In the 1990s Oregon adopted legislation to provide that the Oregon definition of taxable income would automatically tie to changes in the federal definition of taxable income. As the 2009 Legislature convened, they became very concerned about the newest stimulus package that was moving through Congress, and what it might mean in terms of lost tax dollars to the state of Oregon. Democrats in both the House and Senate quickly moved a bill through the Legislature to change the connection date to the Internal Revenue Code to December 31, 2008. Therefore, although all changes through the end of 2008 were automatically picked up, Oregon’s definition of taxable income will no longer be automatically tied to the Internal Revenue Code.

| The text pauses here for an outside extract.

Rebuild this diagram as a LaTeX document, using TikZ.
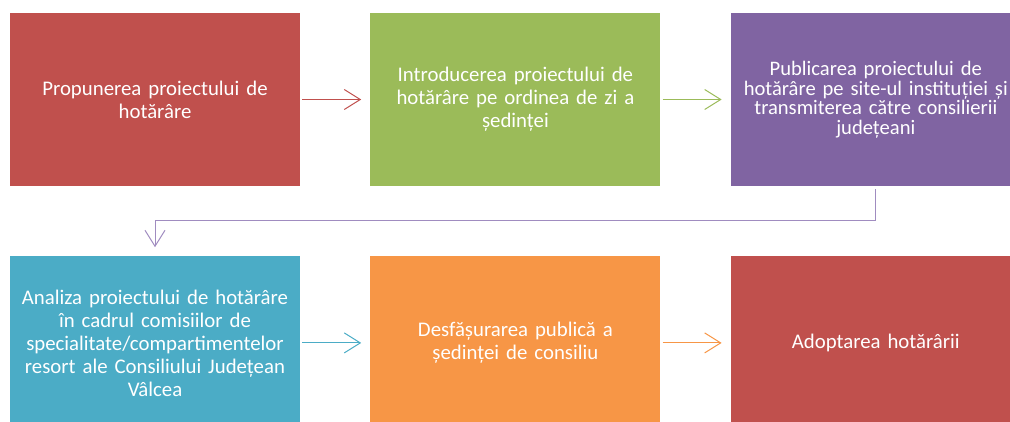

The Oregon Legislature will be considering a bill to adopt the newest tax legislation passed by Congress in February 2009. They were concerned that if they did not sever the tie date prior to the passage of this most recent Act, then it would require a 2/3 vote in the Oregon Legislature to disconnect from any provision that might cost Oregon a lot of tax dollars. A disconnect after the fact would have been viewed as a tax increase, which requires the higher vote. Specifically, the legislators are concerned about accelerated depreciation provisions. We are hopeful that Oregon will remain connected to the Internal Revenue Code. However, for now they will address the issue each Legislative Session, and consider whether to retroactively adopt any changes made by Congress in between Oregon sessions.
Your Tax Team is hard at work to keep our tax laws connected to promote conformity and compliance.